(Charts and diagrams as code)
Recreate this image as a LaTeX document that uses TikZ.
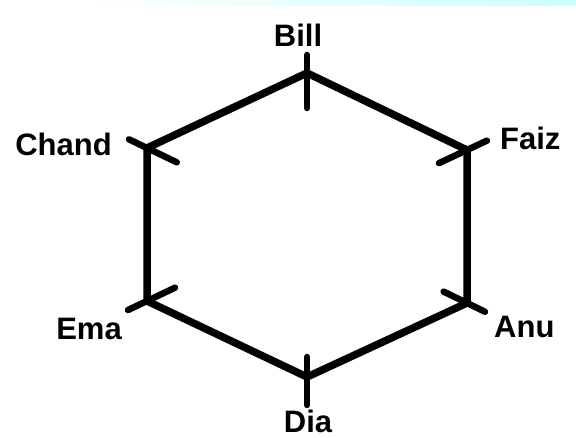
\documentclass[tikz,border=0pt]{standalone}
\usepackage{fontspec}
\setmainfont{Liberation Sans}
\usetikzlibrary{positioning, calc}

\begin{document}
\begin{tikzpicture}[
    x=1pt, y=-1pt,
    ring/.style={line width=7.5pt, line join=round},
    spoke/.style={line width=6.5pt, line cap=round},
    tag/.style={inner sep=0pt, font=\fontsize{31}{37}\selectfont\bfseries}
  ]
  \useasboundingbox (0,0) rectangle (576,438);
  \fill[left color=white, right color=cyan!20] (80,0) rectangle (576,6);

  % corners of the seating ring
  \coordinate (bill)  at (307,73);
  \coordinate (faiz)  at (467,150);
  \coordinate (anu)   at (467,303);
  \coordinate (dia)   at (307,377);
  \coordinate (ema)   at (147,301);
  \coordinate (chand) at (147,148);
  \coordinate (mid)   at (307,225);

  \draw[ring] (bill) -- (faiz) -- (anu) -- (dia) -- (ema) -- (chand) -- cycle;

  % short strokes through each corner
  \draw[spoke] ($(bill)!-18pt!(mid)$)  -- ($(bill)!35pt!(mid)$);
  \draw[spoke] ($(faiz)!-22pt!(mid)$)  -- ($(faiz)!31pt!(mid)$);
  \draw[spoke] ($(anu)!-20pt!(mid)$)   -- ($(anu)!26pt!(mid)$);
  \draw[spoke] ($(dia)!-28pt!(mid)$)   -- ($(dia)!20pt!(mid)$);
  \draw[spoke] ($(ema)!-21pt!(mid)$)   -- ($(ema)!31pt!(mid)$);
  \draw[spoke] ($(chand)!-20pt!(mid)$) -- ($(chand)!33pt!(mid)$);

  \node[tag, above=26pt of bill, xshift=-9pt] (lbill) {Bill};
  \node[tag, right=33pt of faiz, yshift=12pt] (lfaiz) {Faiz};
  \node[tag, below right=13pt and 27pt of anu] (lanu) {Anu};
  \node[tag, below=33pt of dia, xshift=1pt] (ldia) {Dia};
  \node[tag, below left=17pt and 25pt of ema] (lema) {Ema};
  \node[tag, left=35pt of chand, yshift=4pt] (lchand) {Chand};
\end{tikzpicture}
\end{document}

--

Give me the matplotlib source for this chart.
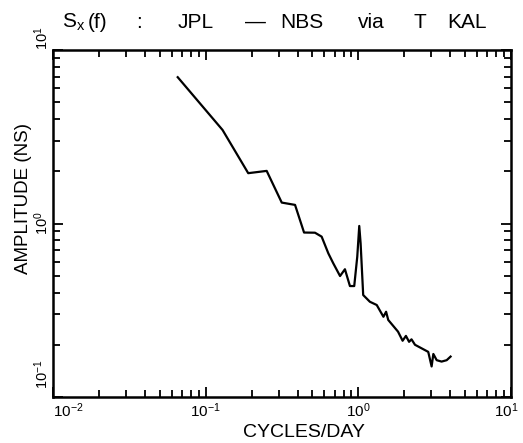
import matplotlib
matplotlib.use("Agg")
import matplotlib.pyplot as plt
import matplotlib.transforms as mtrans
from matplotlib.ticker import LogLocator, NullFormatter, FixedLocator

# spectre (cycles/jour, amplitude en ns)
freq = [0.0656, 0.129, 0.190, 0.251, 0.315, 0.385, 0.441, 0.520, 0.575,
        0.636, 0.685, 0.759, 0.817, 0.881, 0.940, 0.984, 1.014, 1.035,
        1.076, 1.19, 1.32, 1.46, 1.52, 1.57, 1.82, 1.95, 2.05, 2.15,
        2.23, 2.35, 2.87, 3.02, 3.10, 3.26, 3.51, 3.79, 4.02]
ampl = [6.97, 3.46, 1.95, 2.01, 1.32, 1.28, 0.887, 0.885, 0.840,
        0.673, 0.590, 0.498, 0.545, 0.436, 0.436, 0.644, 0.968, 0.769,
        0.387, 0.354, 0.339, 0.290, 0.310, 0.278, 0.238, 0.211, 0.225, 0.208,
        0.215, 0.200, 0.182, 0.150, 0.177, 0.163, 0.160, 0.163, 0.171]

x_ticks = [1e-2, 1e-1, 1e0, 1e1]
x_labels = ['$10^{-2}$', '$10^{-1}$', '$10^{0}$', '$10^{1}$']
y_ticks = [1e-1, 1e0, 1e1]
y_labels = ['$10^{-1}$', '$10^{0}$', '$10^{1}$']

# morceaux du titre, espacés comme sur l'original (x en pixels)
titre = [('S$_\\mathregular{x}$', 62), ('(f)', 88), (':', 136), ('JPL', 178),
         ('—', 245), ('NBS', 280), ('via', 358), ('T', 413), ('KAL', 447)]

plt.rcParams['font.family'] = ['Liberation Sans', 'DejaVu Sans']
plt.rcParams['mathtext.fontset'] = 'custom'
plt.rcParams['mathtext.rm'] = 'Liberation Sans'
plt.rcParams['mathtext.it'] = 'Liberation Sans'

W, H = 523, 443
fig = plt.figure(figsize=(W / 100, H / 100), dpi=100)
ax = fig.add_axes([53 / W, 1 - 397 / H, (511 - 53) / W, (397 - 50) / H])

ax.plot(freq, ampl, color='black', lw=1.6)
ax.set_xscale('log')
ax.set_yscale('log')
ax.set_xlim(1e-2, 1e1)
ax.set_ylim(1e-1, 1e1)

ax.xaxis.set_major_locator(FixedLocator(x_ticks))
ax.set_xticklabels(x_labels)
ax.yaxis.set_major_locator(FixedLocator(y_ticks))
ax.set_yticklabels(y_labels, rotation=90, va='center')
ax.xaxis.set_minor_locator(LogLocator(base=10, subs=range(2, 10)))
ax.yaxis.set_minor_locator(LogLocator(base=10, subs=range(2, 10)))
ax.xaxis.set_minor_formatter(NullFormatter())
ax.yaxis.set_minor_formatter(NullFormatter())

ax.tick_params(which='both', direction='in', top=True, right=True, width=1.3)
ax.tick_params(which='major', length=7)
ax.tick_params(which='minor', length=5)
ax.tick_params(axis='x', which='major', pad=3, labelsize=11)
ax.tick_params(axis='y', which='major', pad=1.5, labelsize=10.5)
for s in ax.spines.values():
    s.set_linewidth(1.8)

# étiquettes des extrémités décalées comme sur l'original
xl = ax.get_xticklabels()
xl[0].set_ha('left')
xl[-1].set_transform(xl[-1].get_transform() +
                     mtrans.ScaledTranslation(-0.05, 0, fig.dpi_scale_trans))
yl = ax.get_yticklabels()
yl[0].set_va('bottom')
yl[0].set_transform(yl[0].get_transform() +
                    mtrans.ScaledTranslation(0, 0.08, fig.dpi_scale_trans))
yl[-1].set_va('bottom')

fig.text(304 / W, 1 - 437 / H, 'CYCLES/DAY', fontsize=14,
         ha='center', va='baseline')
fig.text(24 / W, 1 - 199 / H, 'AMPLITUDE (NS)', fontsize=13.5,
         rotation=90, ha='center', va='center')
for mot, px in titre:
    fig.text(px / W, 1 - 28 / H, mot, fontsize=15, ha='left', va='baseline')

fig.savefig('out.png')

### AIM OF THE EXERCISE
Starting at the line with "Give me the matplotlib source for this chart." and ending at the line with "413), ('KAL', 447)]", copy each line exactly, both ends included. Do not copy the pictures.

### EXERCISE OUTPUT
Give me the matplotlib source for this chart.
import matplotlib
matplotlib.use("Agg")
import matplotlib.pyplot as plt
import matplotlib.transforms as mtrans
from matplotlib.ticker import LogLocator, NullFormatter, FixedLocator

# spectre (cycles/jour, amplitude en ns)
freq = [0.0656, 0.129, 0.190, 0.251, 0.315, 0.385, 0.441, 0.520, 0.575,
        0.636, 0.685, 0.759, 0.817, 0.881, 0.940, 0.984, 1.014, 1.035,
        1.076, 1.19, 1.32, 1.46, 1.52, 1.57, 1.82, 1.95, 2.05, 2.15,
        2.23, 2.35, 2.87, 3.02, 3.10, 3.26, 3.51, 3.79, 4.02]
ampl = [6.97, 3.46, 1.95, 2.01, 1.32, 1.28, 0.887, 0.885, 0.840,
        0.673, 0.590, 0.498, 0.545, 0.436, 0.436, 0.644, 0.968, 0.769,
        0.387, 0.354, 0.339, 0.290, 0.310, 0.278, 0.238, 0.211, 0.225, 0.208,
        0.215, 0.200, 0.182, 0.150, 0.177, 0.163, 0.160, 0.163, 0.171]

x_ticks = [1e-2, 1e-1, 1e0, 1e1]
x_labels = ['$10^{-2}$', '$10^{-1}$', '$10^{0}$', '$10^{1}$']
y_ticks = [1e-1, 1e0, 1e1]
y_labels = ['$10^{-1}$', '$10^{0}$', '$10^{1}$']

# morceaux du titre, espacés comme sur l'original (x en pixels)
titre = [('S$_\\mathregular{x}$', 62), ('(f)', 88), (':', 136), ('JPL', 178),
         ('—', 245), ('NBS', 280), ('via', 358), ('T', 413), ('KAL', 447)]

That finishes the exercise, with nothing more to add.